The lender will then do a credit check and potentially another background check to decide if they are willing to lend to you. With an online lender, checking your eligibility usually takes less than one or two minutes.
If you’re approved it means the lender is willing to give you a loan. They will also tell you the loan amount and rate for which you have been approved. You will need to fill out another form to formally accept the offer. This formal application is where you provide information about where to send the loan money (e.g. your checking account). Depending on the type of loan, you also need to provide payment information. For example, a payday loan may automatically debit your account on a certain date.
What if your application is denied?
First of all, don’t give up. It happens and it doesn’t mean that you won’t be able to get a loan somewhere else.
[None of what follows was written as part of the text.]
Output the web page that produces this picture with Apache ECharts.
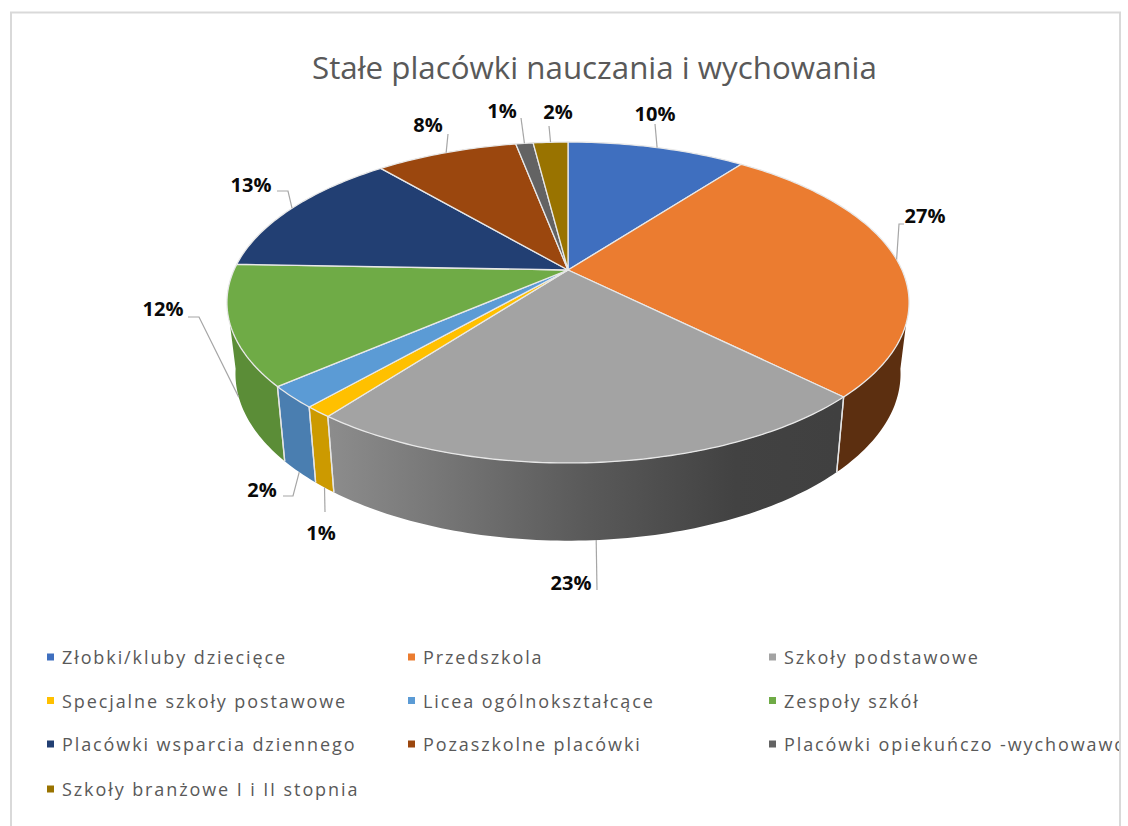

Next, try to understand why you were denied. If it’s because of your credit history, remember that some lenders have more lenient lending requirements. Look around a bit more and request more estimates. Sometimes a denial happens because of incorrect information the lender found during a background check. Calling the lender to clarify information is enough to change the result in some cases.
Getting denied by a lender can also hurt your chances of getting a loan from another lender, so don’t apply to loans that you think you have little chance of getting.
Another option if you have poor credit is finding a co-signer. Having someone with a better credit history co-sign on your loan may be enough for a lender to reconsider. Just make sure your co-signer can afford the loan too. They will be responsible for it if something happens to you.